*Directions*
Using the listing below, output only the lines from the one that contains "Write a Python" through the one that contains "ax2 = ax.twinx()", inclusive, exactly as given and without images.

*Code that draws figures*
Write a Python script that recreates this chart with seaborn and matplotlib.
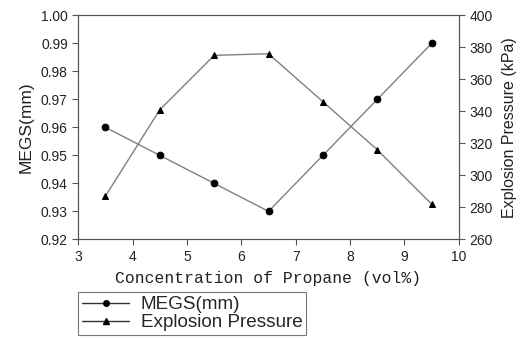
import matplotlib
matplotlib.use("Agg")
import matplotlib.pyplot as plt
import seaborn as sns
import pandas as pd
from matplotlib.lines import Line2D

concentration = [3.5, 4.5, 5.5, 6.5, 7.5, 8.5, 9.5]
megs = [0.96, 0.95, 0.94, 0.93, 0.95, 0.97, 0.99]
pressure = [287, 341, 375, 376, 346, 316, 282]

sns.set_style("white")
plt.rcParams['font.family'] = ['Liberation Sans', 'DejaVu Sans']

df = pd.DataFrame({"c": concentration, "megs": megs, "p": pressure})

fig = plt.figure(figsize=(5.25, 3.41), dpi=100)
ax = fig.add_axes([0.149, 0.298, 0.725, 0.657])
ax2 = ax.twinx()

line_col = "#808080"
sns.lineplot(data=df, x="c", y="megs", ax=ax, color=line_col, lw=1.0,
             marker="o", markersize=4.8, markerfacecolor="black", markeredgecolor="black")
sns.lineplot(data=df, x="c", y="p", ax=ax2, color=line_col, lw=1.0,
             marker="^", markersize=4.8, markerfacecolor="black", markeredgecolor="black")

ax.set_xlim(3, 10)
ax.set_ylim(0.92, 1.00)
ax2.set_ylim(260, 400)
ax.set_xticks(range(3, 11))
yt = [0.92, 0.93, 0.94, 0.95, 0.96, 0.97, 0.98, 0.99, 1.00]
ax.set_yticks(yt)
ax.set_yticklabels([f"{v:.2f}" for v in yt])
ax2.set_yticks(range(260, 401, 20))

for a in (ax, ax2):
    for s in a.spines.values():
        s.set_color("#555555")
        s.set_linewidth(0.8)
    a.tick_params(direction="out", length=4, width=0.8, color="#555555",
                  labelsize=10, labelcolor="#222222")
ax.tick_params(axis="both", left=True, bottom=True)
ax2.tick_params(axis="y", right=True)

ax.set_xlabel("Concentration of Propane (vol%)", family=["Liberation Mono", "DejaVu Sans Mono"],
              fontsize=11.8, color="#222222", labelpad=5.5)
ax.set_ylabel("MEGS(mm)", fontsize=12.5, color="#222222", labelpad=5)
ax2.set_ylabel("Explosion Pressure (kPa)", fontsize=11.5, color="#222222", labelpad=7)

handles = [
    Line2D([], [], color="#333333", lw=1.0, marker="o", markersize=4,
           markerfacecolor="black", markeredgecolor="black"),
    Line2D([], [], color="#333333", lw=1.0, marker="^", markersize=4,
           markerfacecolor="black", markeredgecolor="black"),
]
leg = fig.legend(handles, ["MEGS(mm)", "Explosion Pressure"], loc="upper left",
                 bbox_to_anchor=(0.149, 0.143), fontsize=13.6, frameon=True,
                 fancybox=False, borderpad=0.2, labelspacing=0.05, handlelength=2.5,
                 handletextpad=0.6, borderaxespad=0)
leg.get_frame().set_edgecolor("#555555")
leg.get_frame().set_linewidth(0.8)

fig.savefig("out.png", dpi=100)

...

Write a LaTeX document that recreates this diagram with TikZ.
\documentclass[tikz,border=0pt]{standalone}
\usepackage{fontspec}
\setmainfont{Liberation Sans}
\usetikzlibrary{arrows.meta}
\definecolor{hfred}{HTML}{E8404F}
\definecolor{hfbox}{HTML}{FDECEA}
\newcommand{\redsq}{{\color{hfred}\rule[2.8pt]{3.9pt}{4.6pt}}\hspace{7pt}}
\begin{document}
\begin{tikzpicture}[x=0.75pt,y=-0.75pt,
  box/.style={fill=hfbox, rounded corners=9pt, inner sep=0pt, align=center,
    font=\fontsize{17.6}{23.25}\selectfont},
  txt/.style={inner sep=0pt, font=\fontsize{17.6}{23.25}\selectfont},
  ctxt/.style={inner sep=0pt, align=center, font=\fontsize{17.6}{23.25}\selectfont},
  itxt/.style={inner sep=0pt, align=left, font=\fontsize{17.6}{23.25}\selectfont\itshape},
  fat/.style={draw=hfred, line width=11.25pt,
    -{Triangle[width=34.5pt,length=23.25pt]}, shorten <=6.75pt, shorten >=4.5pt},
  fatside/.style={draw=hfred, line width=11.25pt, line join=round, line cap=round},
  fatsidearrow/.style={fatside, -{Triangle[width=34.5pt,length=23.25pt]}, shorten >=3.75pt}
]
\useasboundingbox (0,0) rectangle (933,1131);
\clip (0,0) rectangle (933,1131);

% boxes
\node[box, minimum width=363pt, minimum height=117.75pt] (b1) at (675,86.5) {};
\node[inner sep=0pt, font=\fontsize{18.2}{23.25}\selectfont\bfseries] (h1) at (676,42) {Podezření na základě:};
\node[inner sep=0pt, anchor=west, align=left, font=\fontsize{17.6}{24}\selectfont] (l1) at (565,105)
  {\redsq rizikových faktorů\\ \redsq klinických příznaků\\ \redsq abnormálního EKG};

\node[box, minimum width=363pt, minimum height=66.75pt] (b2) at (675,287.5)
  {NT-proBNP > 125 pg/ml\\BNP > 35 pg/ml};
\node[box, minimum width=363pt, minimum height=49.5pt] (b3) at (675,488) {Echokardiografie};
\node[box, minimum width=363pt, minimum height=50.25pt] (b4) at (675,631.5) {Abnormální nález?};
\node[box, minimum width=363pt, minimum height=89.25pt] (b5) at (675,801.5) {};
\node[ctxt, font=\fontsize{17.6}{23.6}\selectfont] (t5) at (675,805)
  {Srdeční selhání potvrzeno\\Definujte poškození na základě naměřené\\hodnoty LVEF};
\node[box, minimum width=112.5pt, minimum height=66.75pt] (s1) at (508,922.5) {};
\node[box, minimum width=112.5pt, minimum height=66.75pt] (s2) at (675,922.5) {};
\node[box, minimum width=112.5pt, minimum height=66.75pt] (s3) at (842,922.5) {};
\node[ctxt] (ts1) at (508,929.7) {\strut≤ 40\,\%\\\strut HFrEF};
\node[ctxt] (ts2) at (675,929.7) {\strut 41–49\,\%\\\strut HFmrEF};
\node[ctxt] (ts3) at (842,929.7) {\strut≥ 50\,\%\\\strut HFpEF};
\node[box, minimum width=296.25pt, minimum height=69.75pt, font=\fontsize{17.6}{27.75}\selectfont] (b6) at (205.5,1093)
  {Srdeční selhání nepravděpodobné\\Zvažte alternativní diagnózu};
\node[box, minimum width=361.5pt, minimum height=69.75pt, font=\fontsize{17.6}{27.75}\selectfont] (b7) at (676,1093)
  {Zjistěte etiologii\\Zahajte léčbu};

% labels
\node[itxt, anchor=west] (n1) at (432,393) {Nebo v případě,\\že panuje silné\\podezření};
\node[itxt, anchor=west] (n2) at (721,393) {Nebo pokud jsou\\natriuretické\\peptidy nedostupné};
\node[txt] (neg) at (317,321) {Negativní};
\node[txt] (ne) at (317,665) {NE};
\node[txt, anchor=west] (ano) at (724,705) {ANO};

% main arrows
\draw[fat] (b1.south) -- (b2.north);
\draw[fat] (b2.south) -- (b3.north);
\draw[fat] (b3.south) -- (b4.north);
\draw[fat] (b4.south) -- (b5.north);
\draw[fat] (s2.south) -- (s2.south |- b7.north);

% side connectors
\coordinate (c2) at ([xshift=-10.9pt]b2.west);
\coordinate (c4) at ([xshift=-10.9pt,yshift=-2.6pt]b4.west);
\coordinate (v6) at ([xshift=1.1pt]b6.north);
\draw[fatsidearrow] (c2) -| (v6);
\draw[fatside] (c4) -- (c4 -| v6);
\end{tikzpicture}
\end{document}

---

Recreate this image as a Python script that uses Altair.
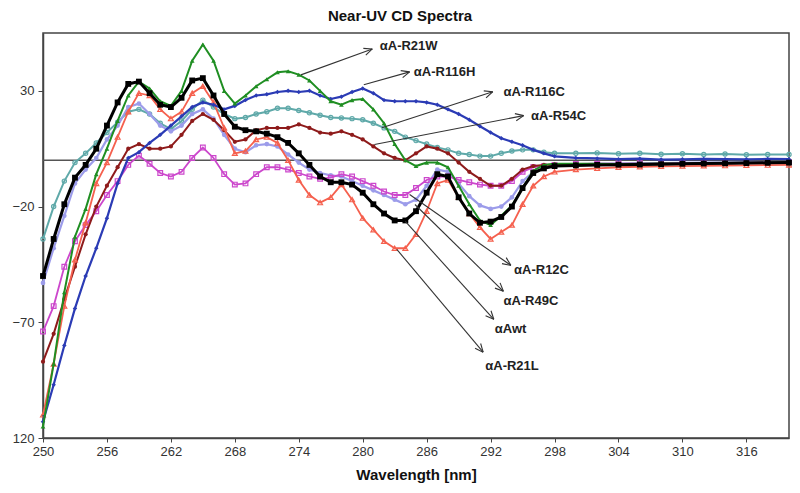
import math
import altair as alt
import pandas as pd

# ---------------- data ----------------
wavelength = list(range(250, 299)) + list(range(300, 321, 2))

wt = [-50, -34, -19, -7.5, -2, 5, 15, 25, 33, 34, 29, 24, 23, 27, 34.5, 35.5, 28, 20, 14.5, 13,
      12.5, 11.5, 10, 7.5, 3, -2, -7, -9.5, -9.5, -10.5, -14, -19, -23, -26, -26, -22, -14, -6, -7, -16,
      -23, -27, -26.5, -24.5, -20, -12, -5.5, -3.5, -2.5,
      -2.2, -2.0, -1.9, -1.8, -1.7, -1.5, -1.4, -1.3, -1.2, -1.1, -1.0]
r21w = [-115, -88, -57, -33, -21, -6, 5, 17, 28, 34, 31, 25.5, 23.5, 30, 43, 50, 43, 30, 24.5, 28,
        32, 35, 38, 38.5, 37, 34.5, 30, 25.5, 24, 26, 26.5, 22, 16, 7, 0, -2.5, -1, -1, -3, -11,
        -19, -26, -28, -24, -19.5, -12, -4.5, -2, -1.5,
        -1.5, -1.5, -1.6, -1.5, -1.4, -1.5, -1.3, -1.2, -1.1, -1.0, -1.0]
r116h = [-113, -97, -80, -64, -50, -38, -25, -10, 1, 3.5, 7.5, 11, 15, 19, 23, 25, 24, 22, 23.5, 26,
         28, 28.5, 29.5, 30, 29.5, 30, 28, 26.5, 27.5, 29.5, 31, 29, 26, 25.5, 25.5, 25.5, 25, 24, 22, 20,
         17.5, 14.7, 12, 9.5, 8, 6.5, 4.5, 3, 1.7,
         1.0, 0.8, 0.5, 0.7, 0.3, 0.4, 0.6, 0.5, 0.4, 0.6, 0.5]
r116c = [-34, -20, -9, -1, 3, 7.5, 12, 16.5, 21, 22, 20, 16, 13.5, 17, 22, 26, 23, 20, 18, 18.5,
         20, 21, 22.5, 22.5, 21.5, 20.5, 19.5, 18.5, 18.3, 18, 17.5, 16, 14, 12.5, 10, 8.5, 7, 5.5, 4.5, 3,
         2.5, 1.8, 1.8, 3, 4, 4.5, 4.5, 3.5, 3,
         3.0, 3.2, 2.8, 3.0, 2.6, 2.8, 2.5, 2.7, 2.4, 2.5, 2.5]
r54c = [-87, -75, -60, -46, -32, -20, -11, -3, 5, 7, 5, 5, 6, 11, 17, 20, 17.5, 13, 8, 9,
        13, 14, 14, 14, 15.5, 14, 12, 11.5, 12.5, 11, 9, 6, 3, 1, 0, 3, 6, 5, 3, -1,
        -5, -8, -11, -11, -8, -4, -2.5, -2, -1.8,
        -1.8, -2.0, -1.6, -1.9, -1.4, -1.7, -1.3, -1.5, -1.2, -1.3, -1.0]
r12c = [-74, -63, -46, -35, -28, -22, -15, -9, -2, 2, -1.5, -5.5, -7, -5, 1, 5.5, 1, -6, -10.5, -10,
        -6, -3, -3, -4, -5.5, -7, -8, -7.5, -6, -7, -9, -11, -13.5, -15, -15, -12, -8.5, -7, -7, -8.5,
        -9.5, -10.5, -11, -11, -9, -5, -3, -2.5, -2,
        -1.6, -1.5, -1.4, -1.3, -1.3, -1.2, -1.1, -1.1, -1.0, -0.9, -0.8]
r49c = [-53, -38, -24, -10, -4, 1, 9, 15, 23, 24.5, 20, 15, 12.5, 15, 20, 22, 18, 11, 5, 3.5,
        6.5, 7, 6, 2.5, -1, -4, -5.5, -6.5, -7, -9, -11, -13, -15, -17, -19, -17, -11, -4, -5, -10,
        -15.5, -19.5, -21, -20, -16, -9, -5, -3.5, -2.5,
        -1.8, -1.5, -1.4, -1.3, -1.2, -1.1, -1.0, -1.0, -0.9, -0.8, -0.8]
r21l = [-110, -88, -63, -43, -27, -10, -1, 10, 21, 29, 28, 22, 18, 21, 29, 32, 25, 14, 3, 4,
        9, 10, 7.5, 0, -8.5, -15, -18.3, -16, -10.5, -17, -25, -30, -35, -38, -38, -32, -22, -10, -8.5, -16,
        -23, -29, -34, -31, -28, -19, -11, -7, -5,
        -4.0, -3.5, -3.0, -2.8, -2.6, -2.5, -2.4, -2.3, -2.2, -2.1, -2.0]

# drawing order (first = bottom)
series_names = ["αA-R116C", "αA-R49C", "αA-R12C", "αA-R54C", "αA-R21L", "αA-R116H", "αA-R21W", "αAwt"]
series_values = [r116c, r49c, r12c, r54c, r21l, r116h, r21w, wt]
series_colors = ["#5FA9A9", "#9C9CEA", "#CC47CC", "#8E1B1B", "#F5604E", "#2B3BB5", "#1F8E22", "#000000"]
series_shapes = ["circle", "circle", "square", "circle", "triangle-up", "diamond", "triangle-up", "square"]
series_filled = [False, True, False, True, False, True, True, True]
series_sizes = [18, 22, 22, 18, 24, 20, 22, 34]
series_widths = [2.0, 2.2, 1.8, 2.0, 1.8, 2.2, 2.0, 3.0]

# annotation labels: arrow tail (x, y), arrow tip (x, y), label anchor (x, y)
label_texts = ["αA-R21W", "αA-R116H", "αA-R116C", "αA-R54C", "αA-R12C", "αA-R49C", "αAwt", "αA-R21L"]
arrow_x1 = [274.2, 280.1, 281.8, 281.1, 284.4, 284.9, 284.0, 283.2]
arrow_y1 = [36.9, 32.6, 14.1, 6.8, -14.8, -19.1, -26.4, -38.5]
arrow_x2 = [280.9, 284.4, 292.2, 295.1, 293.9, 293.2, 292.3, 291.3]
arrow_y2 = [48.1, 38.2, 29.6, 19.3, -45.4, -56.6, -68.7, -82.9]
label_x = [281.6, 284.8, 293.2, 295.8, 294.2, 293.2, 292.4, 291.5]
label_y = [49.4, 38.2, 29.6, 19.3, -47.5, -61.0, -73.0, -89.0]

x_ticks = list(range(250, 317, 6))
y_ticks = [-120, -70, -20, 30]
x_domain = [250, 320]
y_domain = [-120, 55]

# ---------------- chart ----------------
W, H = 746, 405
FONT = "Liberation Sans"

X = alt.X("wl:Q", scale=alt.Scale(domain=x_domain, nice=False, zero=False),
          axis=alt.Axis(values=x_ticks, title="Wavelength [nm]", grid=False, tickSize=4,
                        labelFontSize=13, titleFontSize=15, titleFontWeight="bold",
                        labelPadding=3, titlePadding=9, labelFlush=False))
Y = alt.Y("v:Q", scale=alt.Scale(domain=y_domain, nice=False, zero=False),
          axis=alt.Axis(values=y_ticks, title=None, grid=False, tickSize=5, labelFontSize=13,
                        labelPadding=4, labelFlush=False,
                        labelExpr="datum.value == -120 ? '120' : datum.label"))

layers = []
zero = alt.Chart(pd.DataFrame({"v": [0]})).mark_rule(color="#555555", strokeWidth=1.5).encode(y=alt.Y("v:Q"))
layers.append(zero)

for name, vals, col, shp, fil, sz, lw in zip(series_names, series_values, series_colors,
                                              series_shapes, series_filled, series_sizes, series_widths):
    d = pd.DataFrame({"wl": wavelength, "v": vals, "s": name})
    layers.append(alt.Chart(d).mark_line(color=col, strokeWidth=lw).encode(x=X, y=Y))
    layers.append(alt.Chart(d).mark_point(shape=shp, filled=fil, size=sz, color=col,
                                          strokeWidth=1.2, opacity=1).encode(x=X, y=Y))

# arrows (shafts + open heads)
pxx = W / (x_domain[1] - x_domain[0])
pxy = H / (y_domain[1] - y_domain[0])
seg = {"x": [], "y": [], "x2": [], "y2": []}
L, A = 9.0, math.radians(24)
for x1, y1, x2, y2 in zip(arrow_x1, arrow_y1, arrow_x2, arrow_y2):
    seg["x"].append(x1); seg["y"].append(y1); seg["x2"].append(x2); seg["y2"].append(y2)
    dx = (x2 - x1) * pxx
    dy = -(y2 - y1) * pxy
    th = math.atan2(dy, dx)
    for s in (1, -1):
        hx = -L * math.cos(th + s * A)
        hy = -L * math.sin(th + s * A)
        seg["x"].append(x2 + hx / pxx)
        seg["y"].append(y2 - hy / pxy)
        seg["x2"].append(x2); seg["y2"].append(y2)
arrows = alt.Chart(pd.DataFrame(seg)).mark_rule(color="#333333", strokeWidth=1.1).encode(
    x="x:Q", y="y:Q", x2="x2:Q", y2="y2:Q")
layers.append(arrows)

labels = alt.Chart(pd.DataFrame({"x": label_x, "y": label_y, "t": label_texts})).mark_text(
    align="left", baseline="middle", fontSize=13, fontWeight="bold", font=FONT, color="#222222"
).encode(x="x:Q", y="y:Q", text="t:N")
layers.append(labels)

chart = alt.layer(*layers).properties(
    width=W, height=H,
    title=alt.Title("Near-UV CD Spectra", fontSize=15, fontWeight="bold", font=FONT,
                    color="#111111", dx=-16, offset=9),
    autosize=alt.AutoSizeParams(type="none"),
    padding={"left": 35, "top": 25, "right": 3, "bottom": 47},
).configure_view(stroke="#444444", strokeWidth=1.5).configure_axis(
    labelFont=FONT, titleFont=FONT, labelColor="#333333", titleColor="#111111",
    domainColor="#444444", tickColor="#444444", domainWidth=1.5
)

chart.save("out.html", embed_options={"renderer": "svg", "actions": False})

*Task output*
Write a Python script that recreates this chart with seaborn and matplotlib.
import matplotlib
matplotlib.use("Agg")
import matplotlib.pyplot as plt
import seaborn as sns
import pandas as pd
from matplotlib.lines import Line2D

concentration = [3.5, 4.5, 5.5, 6.5, 7.5, 8.5, 9.5]
megs = [0.96, 0.95, 0.94, 0.93, 0.95, 0.97, 0.99]
pressure = [287, 341, 375, 376, 346, 316, 282]

sns.set_style("white")
plt.rcParams['font.family'] = ['Liberation Sans', 'DejaVu Sans']

df = pd.DataFrame({"c": concentration, "megs": megs, "p": pressure})

fig = plt.figure(figsize=(5.25, 3.41), dpi=100)
ax = fig.add_axes([0.149, 0.298, 0.725, 0.657])
ax2 = ax.twinx()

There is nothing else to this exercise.